At 2:00 pm on Sunday March 24, 1974, a group of about a 100 people, many of them students and professors from the UBC School of Architecture, came together in a mock funeral for the Birks Building, an eleven storey Edwardian masterpiece at Georgia and Granville with a terracotta façade and a curved front corner.
Story from Vancouver Exposed: Searching for the City’s Hidden History (also the cover photo). Photos by Angus McIntyre
And the band played:
They marched from the old Vancouver Art Gallery at Georgia and Thurlow, led by a police escort and accompanied by a New Orleans funeral band playing a sombre dirge. The mourners assembled under the “meet me at the Birk’s clock,” an ornate iron timepiece that stood more than 20 feet tall and for decades had been a local landmark and familiar meeting place.

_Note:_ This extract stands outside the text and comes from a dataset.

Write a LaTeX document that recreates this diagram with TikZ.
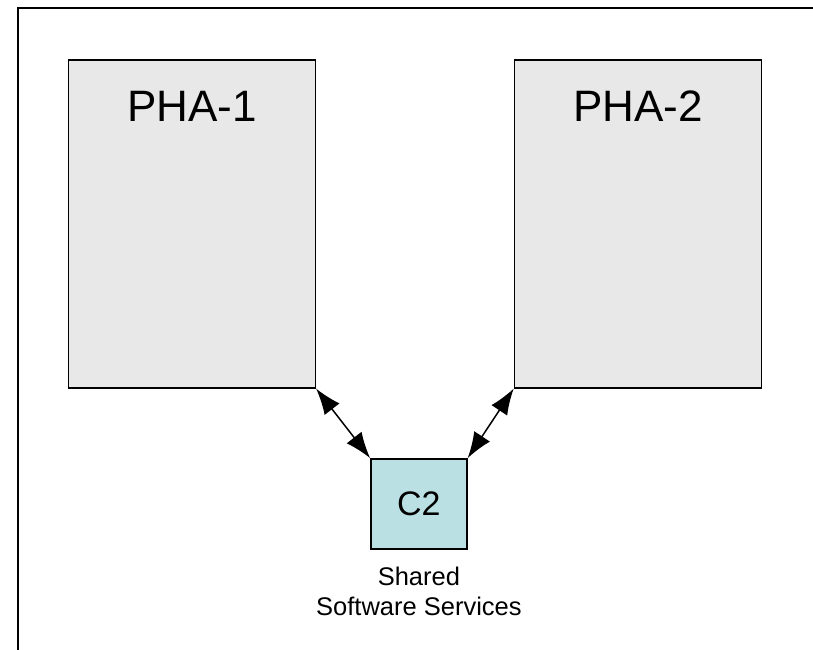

For generations of Vancouverites, “Meet you at the Birks clock” was a common phrase.
An act of architectural vanalism:
On this day, it was too late to stop the demolition—it had already begun—but not too late to protest what author and artist Michael Kluckner and others have called an egregious act of architectural vandalism.

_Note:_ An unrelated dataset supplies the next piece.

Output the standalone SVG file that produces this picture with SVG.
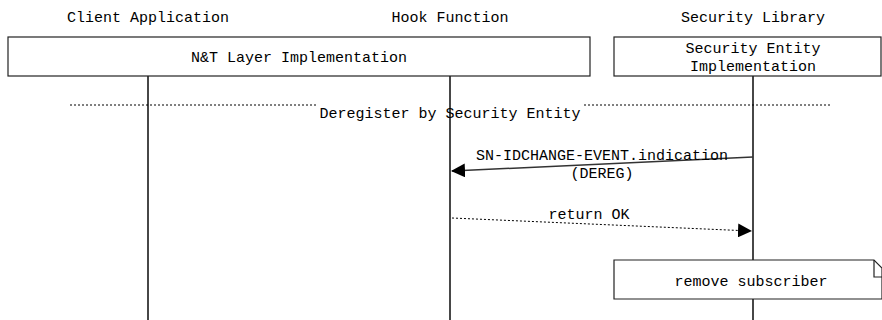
<svg xmlns="http://www.w3.org/2000/svg" width="882" height="320" viewBox="0 0 882 320">
<style>
text{font-family:"Liberation Mono","DejaVu Sans Mono",monospace;font-size:15px;fill:#000;text-anchor:middle}
.box{fill:#fff;stroke:#222;stroke-width:1.2}
.life{stroke:#333;stroke-width:1.8}
.div{stroke:#000;stroke-width:1;stroke-dasharray:2,2}
.msg{stroke:#333;stroke-width:1.5;fill:none}
.ret{stroke:#000;stroke-width:1;stroke-dasharray:2,2;fill:none}
</style>
<defs>
<marker id="ah" markerWidth="14" markerHeight="14" refX="13" refY="7" orient="auto" markerUnits="userSpaceOnUse">
<path d="M0,0 L14,7 L0,14 Z" fill="#000"/>
</marker>
</defs>
<rect width="882" height="320" fill="#fff"/>
<g id="lifelines">
<line class="life" x1="148" y1="76" x2="148" y2="320"/>
<line class="life" x1="450" y1="76" x2="450" y2="320"/>
<line class="life" x1="753" y1="76" x2="753" y2="320"/>
</g>
<g id="client"><text x="148" y="22">Client Application</text></g>
<g id="hook"><text x="450" y="22">Hook Function</text></g>
<g id="seclib"><text x="753" y="22">Security Library</text></g>
<g id="nt-layer">
<rect class="box" x="8" y="37" width="582" height="39"/>
<text x="299" y="62">N&amp;T Layer Implementation</text>
</g>
<g id="sec-entity">
<rect class="box" x="614" y="37" width="267" height="39"/>
<text x="753" y="53">Security Entity</text>
<text x="753" y="71">Implementation</text>
</g>
<g id="divider">
<line class="div" x1="70" y1="105" x2="317" y2="105"/>
<line class="div" x1="584" y1="105" x2="830" y2="105"/>
<text x="450" y="118">Deregister by Security Entity</text>
</g>
<g id="connectors">
<path class="msg" d="M753,157 L452,171" marker-end="url(#ah)"/>
<text x="602" y="160">SN-IDCHANGE-EVENT.indication</text>
<text x="602" y="178">(DEREG)</text>
<path class="ret" d="M452,218 L751,231" marker-end="url(#ah)"/>
<text x="589" y="219">return OK</text>
</g>
<g id="note">
<path class="box" d="M614,260 L874,260 L882,268 L882,299 L614,299 Z"/>
<path d="M874,260 L874,277 L882,277" fill="none" stroke="#222" stroke-width="1.2"/>
<text x="751" y="286">remove subscriber</text>
</g>
</svg>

The crew working on the new building across the road shut off the air compressors and laid down their tools. Reverend Jack Kent, chaplain of the Vancouver Mariners Club officiated. He was accompanied by a choir.

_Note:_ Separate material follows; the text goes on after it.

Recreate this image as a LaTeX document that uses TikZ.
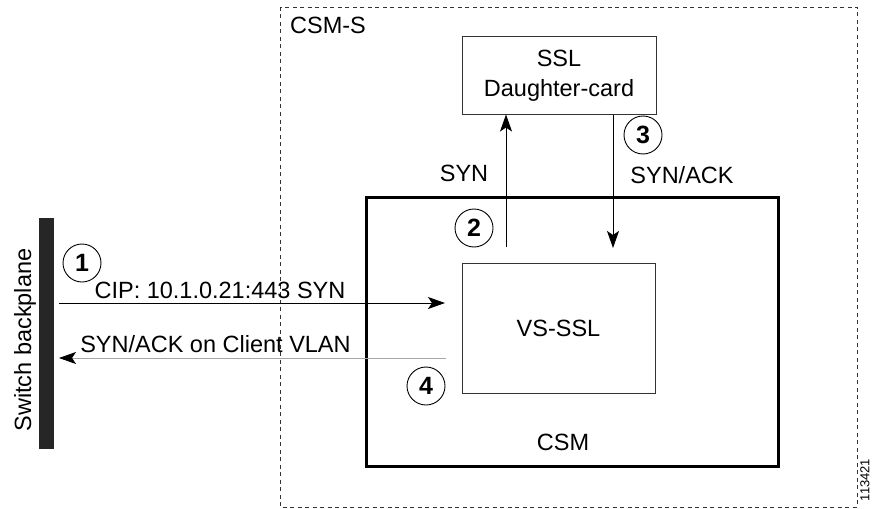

Angus McIntyre then 26, grabbed his Konica Autoreflex T2 35mm camera and rode his bike downtown to record the event.
Ceremony:
“There was a Gathering, a Sharing of Ideas, a Choir performance and a Laying of the Wreaths,” Angus told me. “A small group of people wearing recycled videotape clothing put hexes on new buildings nearby. As soon as it came time to return to the Art Gallery, the band switched to Dixieland jazz, and the mood became slightly more upbeat.”
And just like that, the beautiful old Birks Building—well not that old really—only 61 in 1974—was killed off to make way for the Scotia Tower and Vancouver Centre mall.
The only positive thing to come out of the loss of this much-loved building was that it mobilized the heritage preservation community in Vancouver and saved many of our other fine old buildings such as the Orpheum Theatre, Hudson’s Bay, Waterfront Station, the Hotel Vancouver and the Marine Building—from a similar fate.